Either of these sorts of disturbances can trigger sudden readjustments of the magnetic field in space near the Earth (in the region called the magnetosphere where the behaviour of the plasma is dominated by magnetic forces). Rapidly changing magnetic fields mean strong electric fields which accelerate electrons in the magnetosphere to high energies. They follow the magnetic field lines and hit the atoms of the upper atmosphere above the polar regions, causing the glow of the aurora. So the actual energetic particles, that are responsile for the glows of the aurora, have been energised close to the Earth, even although the disturbances in the solar wind that caused them in the first place started at the Sun.

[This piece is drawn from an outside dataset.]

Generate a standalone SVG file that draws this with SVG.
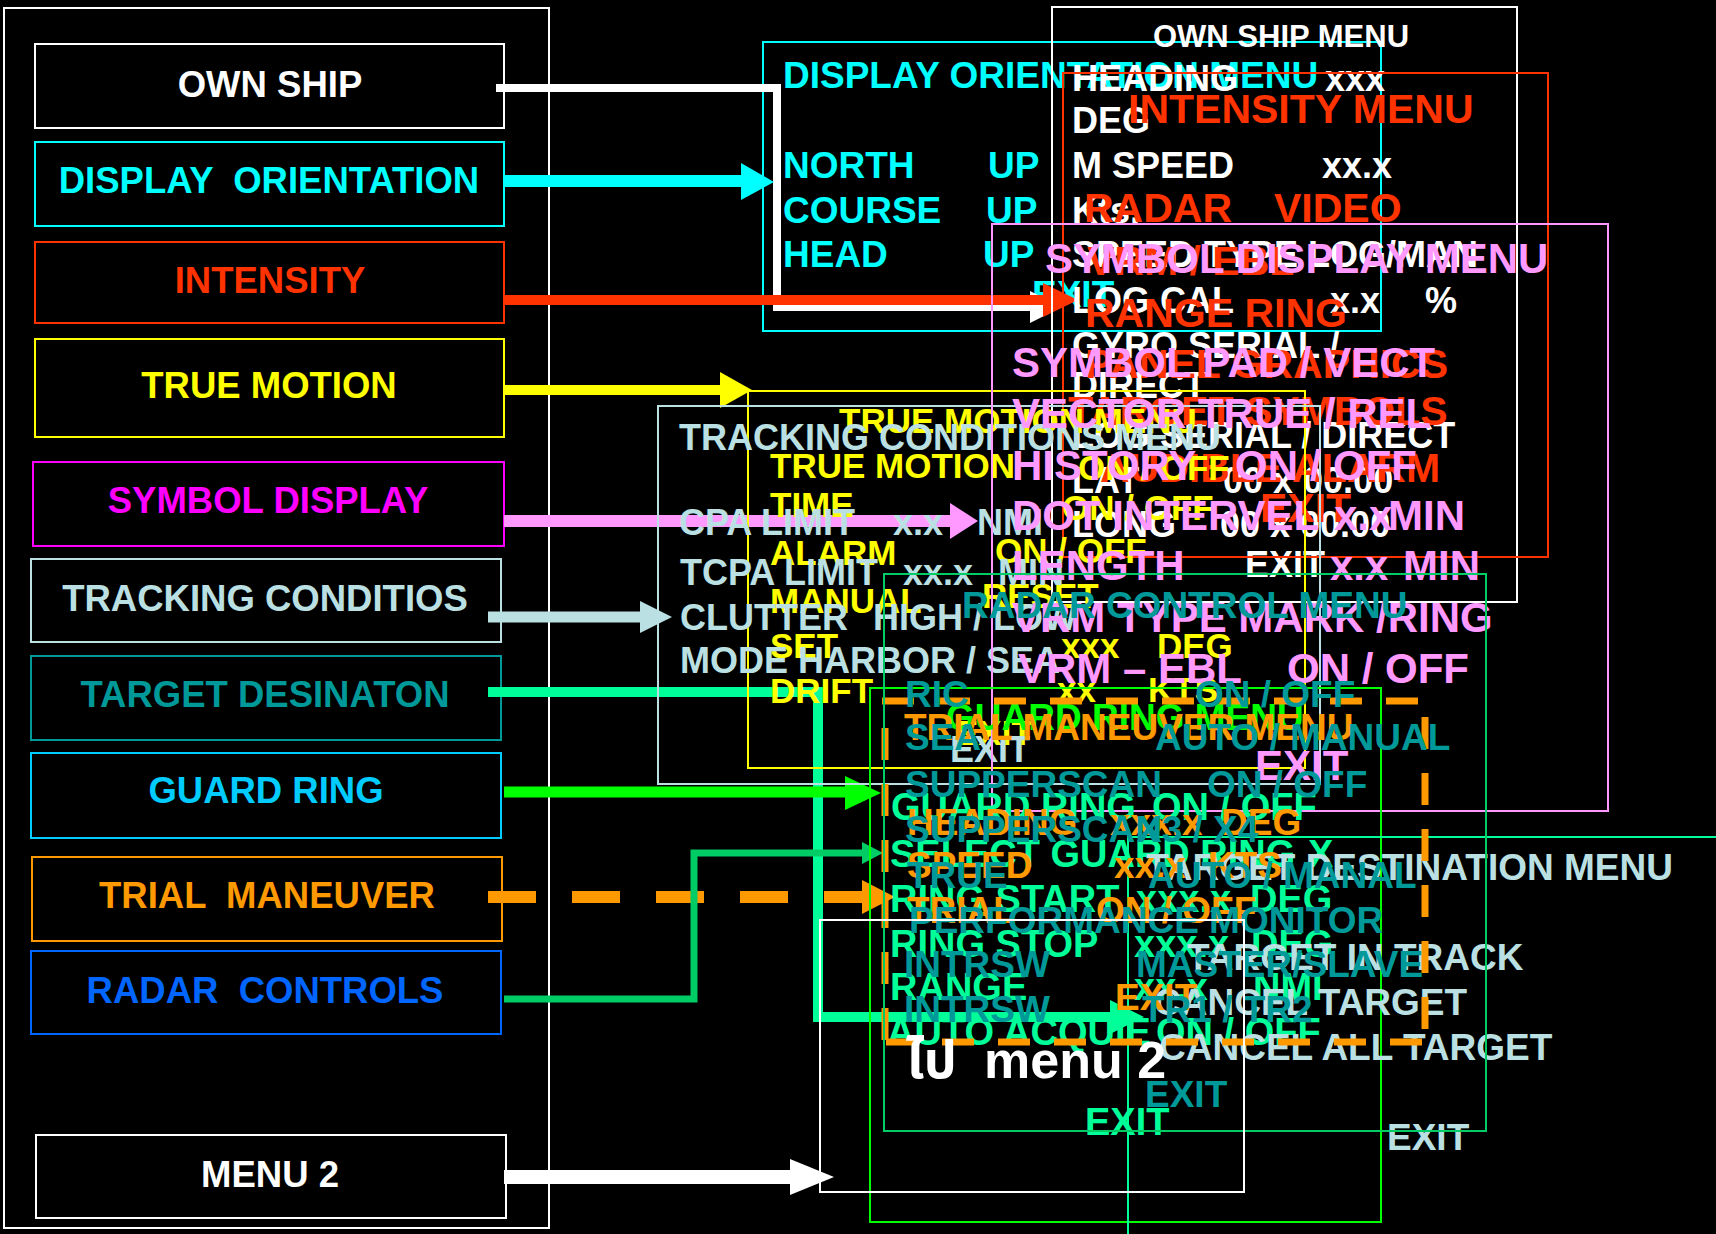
<svg xmlns="http://www.w3.org/2000/svg" width="1716" height="1234" viewBox="0 0 1716 1234">
<style>
text{font-family:"Liberation Sans",Arial,"Noto Sans Thai","Noto Sans",sans-serif;font-weight:bold;white-space:pre}
.box{fill:none;stroke-width:2}
.node text{font-size:36.5px;text-anchor:middle}
.m{fill:none;stroke-width:2}
.c-w{fill:#FFFFFF}.s-w{stroke:#FFFFFF}
.c-cy{fill:#00FFFF}.s-cy{stroke:#00FFFF}
.c-rd{fill:#FF3300}.s-rd{stroke:#FF3300}
.c-ye{fill:#FFFF00}.s-ye{stroke:#FFFF00}
.c-mg{fill:#FF00FF}.s-mg{stroke:#FF00FF}
.c-lb{fill:#BBE0E3}.s-lb{stroke:#BBE0E3}
.c-tl{fill:#009999}.s-tl{stroke:#009999}
.c-sk{fill:#00CCFF}.s-sk{stroke:#00CCFF}
.c-or{fill:#FF9900}.s-or{stroke:#FF9900}
.c-bl{fill:#0066FF}.s-bl{stroke:#0066FF}
.c-pk{fill:#FF99FF}.s-pk{stroke:#FF99FF}
.c-sg{fill:#00FF99}.s-sg{stroke:#00FF99}
.c-gr{fill:#00FF00}.s-gr{stroke:#00FF00}
.c-mgr{fill:#00CC66}.s-mgr{stroke:#00CC66}
.ln{fill:none}
.t36{font-size:36px}.t37{font-size:37px}.t35{font-size:35px}.t38{font-size:38px}.t41{font-size:41px}.t42{font-size:42px}
</style>
<rect x="0" y="0" width="1716" height="1234" fill="#000000"/>

<!-- left panel -->
<rect x="4" y="8" width="545" height="1220" class="box s-w"/>
<g id="own-ship" class="node"><rect x="35" y="44" width="469" height="84" class="box s-w"/><text x="270" y="97" class="c-w">OWN SHIP</text></g>
<g id="display-orientation" class="node"><rect x="35" y="142" width="469" height="84" class="box s-cy"/><text x="269" y="193" class="c-cy">DISPLAY  ORIENTATION</text></g>
<g id="intensity" class="node"><rect x="35" y="242" width="469" height="81" class="box s-rd"/><text x="270" y="293" class="c-rd">INTENSITY</text></g>
<g id="true-motion" class="node"><rect x="35" y="339" width="469" height="98" class="box s-ye"/><text x="269" y="398" class="c-ye">TRUE MOTION</text></g>
<g id="symbol-display" class="node"><rect x="33" y="462" width="471" height="84" class="box s-mg"/><text x="268" y="513" class="c-mg">SYMBOL DISPLAY</text></g>
<g id="tracking-conditios" class="node"><rect x="31" y="559" width="470" height="83" class="box s-lb"/><text x="265" y="611" class="c-lb">TRACKING CONDITIOS</text></g>
<g id="target-desinaton" class="node"><rect x="31" y="656" width="470" height="84" class="box s-tl"/><text x="265" y="707" class="c-tl">TARGET DESINATON</text></g>
<g id="guard-ring" class="node"><rect x="31" y="753" width="470" height="85" class="box s-sk"/><text x="266" y="803" class="c-sk">GUARD RING</text></g>
<g id="trial-maneuver" class="node"><rect x="32" y="857" width="470" height="84" class="box s-or"/><text x="267" y="908" class="c-or">TRIAL  MANEUVER</text></g>
<g id="radar-controls" class="node"><rect x="31" y="951" width="470" height="83" class="box s-bl"/><text x="265" y="1003" class="c-bl">RADAR  CONTROLS</text></g>
<g id="menu-2" class="node"><rect x="36" y="1135" width="470" height="83" class="box s-w"/><text x="270" y="1187" class="c-w">MENU 2</text></g>

<!-- display orientation menu -->
<g id="display-orientation-menu" class="t37 c-cy">
<rect x="763" y="42" width="618" height="289" class="m s-cy"/>
<text x="783" y="88">DISPLAY ORIENTATION MENU</text>
<text x="783" y="178">NORTH</text><text x="988" y="178">UP</text>
<text x="783" y="223">COURSE</text><text x="986" y="223">UP</text>
<text x="783" y="267">HEAD</text><text x="983" y="267">UP</text>
<text x="1032" y="307">EXIT</text>
</g>

<!-- connectors -->
<g id="connectors">
<polyline points="496,88 777,88 777,307 1032,307" class="ln s-w" stroke-width="8"/>
<polygon points="1030,291 1062,307 1030,323" class="c-w"/>
<line x1="504" y1="181" x2="743" y2="181" class="s-cy" stroke-width="12"/>
<polygon points="741,163 774,182 741,200" class="c-cy"/>
<line x1="504" y1="300" x2="1045" y2="300" class="s-rd" stroke-width="10"/>
<polygon points="1043,283 1078,300 1043,317" class="c-rd"/>
<line x1="504" y1="390" x2="722" y2="390" class="s-ye" stroke-width="10"/>
<polygon points="720,372 752,390 720,408" class="c-ye"/>
<line x1="504" y1="521" x2="952" y2="521" class="s-pk" stroke-width="12"/>
<polygon points="950,503 978,521 950,539" class="c-pk"/>
<line x1="488" y1="617" x2="642" y2="617" class="s-lb" stroke-width="11"/>
<polygon points="640,601 672,617 640,633" class="c-lb"/>
<polyline points="488,692 818,692 818,1017 1112,1017" class="ln s-sg" stroke-width="10"/>
<polygon points="1110,1000 1144,1017 1110,1034" class="c-sg"/>
<line x1="504" y1="792" x2="847" y2="792" class="s-gr" stroke-width="11"/>
<polygon points="845,776 881,793 845,810" class="c-gr"/>
<line x1="488" y1="897" x2="862" y2="897" class="s-or" stroke-width="12" stroke-dasharray="48 36"/>
<polygon points="862,880 895,897 862,914" class="c-or"/>
<polyline points="504,999 694,999 694,853 864,853" class="ln s-mgr" stroke-width="7"/>
<polygon points="862,842 883,853 862,864" class="c-mgr"/>
<line x1="504" y1="1177" x2="792" y2="1177" class="s-w" stroke-width="14"/>
<polygon points="790,1159 834,1177 790,1195" class="c-w"/>
</g>

<!-- own ship menu -->
<g id="own-ship-menu" class="t36 c-w">
<rect x="1052" y="7" width="465" height="595" class="m s-w"/>
<text x="1153" y="47" style="font-size:31px">OWN SHIP MENU</text>
<text x="1072" y="91">HEADING</text><text x="1325" y="91">xxx</text>
<text x="1072" y="133">DEG</text>
<text x="1072" y="178">M SPEED</text><text x="1322" y="178">xx.x</text>
<text x="1072" y="223">Kts.</text>
<text x="1072" y="267">SPEED TYPE LOG/MAN</text>
<text x="1072" y="313">LOG CAL</text><text x="1330" y="313">x.x</text><text x="1425" y="313">%</text>
<text x="1072" y="358">GYRO SERIAL /</text>
<text x="1072" y="398">DIRECT</text>
<text x="1072" y="448">LOG SERIAL / DIRECT</text>
<text x="1072" y="493">LAT</text><text x="1223" y="493">00 x 00.00</text>
<text x="1072" y="537">LONG</text><text x="1220" y="537">00 x 00.00</text>
<text x="1245" y="577">EXIT</text>
</g>

<!-- intensity menu -->
<g id="intensity-menu" class="t41 c-rd">
<rect x="1063" y="73" width="485" height="484" class="m s-rd"/>
<text x="1128" y="123">INTENSITY MENU</text>
<text x="1084" y="222">RADAR</text><text x="1274" y="222">VIDEO</text>
<text x="1087" y="275">VRM / EBL</text>
<text x="1085" y="327">RANGE RING</text>
<text x="1085" y="378">PANEL GRAPHICS</text>
<text x="1068" y="425">TARGET SYMBOLS</text>
<text x="1100" y="482">AUDIBLE ALARM</text>
<text x="1260" y="522">EXIT</text>
</g>

<!-- true motion menu -->
<g id="true-motion-menu" class="t35 c-ye">
<rect x="748" y="391" width="557" height="377" class="m s-ye"/>
<text x="839" y="433">TRUE MOTION MENU</text>
<text x="770" y="478">TRUE MOTION</text><text x="1078" y="480">ON / OFF</text>
<text x="770" y="517">TIME</text><text x="1062" y="520">ON / OFF</text>
<text x="770" y="565">ALARM</text><text x="995" y="563">ON / OFF</text>
<text x="770" y="613">MANUAL</text><text x="982" y="608">RESET</text>
<text x="770" y="658">SET</text><text x="1061" y="658">xxx</text><text x="1157" y="658">DEG</text>
<text x="770" y="703">DRIFT</text><text x="1057" y="702">xx</text><text x="1148" y="702">KTS</text>
<text x="955" y="745">EXIT</text>
</g>

<!-- tracking conditions menu -->
<g id="tracking-conditions-menu" class="t36 c-lb">
<rect x="658" y="406" width="662" height="378" class="m s-lb"/>
<text x="679" y="450">TRACKING CONDITIONS MENU</text>
<text x="679" y="535">CPA LIMIT</text><text x="893" y="535">x.x</text><text x="977" y="535">NMI</text>
<text x="680" y="585">TCPA LIMIT</text><text x="903" y="585">xx.x</text><text x="998" y="585">MIN</text>
<text x="680" y="630">CLUTTER</text><text x="873" y="630">HIGH / LOW</text>
<text x="680" y="673">MODE HARBOR / SEA</text>
<text x="950" y="762">EXIT</text>
</g>

<!-- symbol display menu -->
<g id="symbol-display-menu" class="t42 c-pk">
<rect x="992" y="224" width="616" height="587" class="m s-pk"/>
<text x="1045" y="273">SYMBOL DISPLAY MENU</text>
<text x="1012" y="377">SYMBOL PAD / VECT</text>
<text x="1012" y="428">VECTOR TRUE / REL</text>
<text x="1012" y="480">HISTORY</text><text x="1235" y="480">ON / OFF</text>
<text x="1012" y="530">DOT INTERVEL</text><text x="1334" y="530">x.x</text><text x="1388" y="530">MIN</text>
<text x="1012" y="580">LENGTH</text><text x="1330" y="580">x.x</text><text x="1403" y="580">MIN</text>
<text x="1012" y="632">VRM TYPE MARK /RING</text>
<text x="1018" y="683">VRM – EBL</text><text x="1287" y="683">ON / OFF</text>
<text x="1255" y="780">EXIT</text>
</g>

<!-- guard ring menu -->
<g id="guard-ring-menu" class="t38 c-sg">
<rect x="870" y="688" width="511" height="534" class="m s-gr"/>
<text x="946" y="730" class="t37 c-gr">GUARD RING MENU</text>
<text x="891" y="820">GUARD RING</text><text x="1152" y="820">ON / OFF</text>
<text x="890" y="867">SELECT GUARD RING</text><text x="1308" y="867">X</text>
<text x="890" y="912">RING START</text><text x="1136" y="912">xxx.x</text><text x="1250" y="912">DEG</text>
<text x="890" y="957">RING STOP</text><text x="1134" y="957">xxx.x</text><text x="1251" y="957">DEG</text>
<text x="890" y="1000">RANGE</text><text x="1134" y="1000">xx.x</text><text x="1253" y="1000">NMI</text>
<text x="887" y="1045">AUTO ACQUIE</text><text x="1156" y="1045">ON / OFF</text>
<text x="1085" y="1135">EXIT</text>
</g>

<!-- target destination menu -->
<g id="target-destination-menu" class="t37 c-lb">
<rect x="1128" y="837" width="700" height="500" class="m s-sg"/>
<text x="1146" y="880">TARGET DESTINATION MENU</text>
<text x="1187" y="970">TARGET IN TRACK</text>
<text x="1154" y="1015">CANCEL TARGET</text>
<text x="1159" y="1060">CANCEL ALL TARGET</text>
<text x="1387" y="1150">EXIT</text>
</g>

<!-- trial maneuver menu -->
<g id="trial-maneuver-menu" class="t37 c-or">
<g class="s-or" stroke-width="7" stroke-dasharray="32 24" fill="none">
<line x1="882" y1="701" x2="1428" y2="701"/>
<line x1="885" y1="728" x2="885" y2="1042"/>
<line x1="1425" y1="717" x2="1425" y2="1042"/>
<line x1="886" y1="1042" x2="1428" y2="1042"/>
</g>
<text x="904" y="740">TRIAL MANEUVER MENU</text>
<text x="907" y="835">HEADING</text><text x="1110" y="835">xxx.x</text><text x="1221" y="835">DEG</text>
<text x="907" y="878">SPEED</text><text x="1114" y="878">xx.x</text><text x="1208" y="878">KTS</text>
<text x="907" y="923">TRIAL</text><text x="1096" y="923">ON / OFF</text>
<text x="1115" y="1010">EXIT</text>
</g>

<!-- radar control menu -->
<g id="radar-control-menu" class="t37 c-tl">
<rect x="884" y="574" width="602" height="557" class="m s-mgr"/>
<text x="962" y="618">RADAR CONTROL MENU</text>
<text x="905" y="707">RIC</text><text x="1195" y="707">ON / OFF</text>
<text x="905" y="750">SEA</text><text x="1155" y="750">AUTO / MANUAL</text>
<text x="905" y="797">SUPPERSCAN</text><text x="1207" y="797">ON / OFF</text>
<text x="905" y="842">SUPPERSCAN</text><text x="1137" y="842">X3 / X4</text>
<text x="907" y="888">TRUE</text><text x="1148" y="888">AUTO / MANAL</text>
<text x="909" y="933">PERFORMANCE MONITOR</text>
<text x="904" y="977">INTRSW</text><text x="1136" y="977">MASTER/SLAVE</text>
<text x="904" y="1022">INTRSW</text><text x="1142" y="1022">TR1 / TR2</text>
<text x="1145" y="1107">EXIT</text>
</g>

<!-- menu 2 -->
<g id="menu-2-panel">
<rect x="820" y="920" width="424" height="272" class="m s-w"/>
<text x="906" y="1078" class="c-w" style="font-size:52px">ไป<tspan x="984">menu 2</tspan></text>
</g>
</svg>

People studying the aurora particularly with spacecraft, exploring the relevant regions of space and actually measuring the particles, electric and magnetic fields, have known all this for a few decades now. I've seen Lucie Green, for instance, speak about the aurora on TV and give a clear and correct description of what happens. I'm slightly surprised the "charged particles from the Sun" words are still widely used. I know there isn't always time to delve into the ins and outs and it's great to see this beautiful science discussed alongside all the other news of the day, and indeed the weather forecast. Saying "charged particles accelerated in Earth's magnetic fields when disturbances arrive from the Sun" would be slightly longer, OK, but also more correct.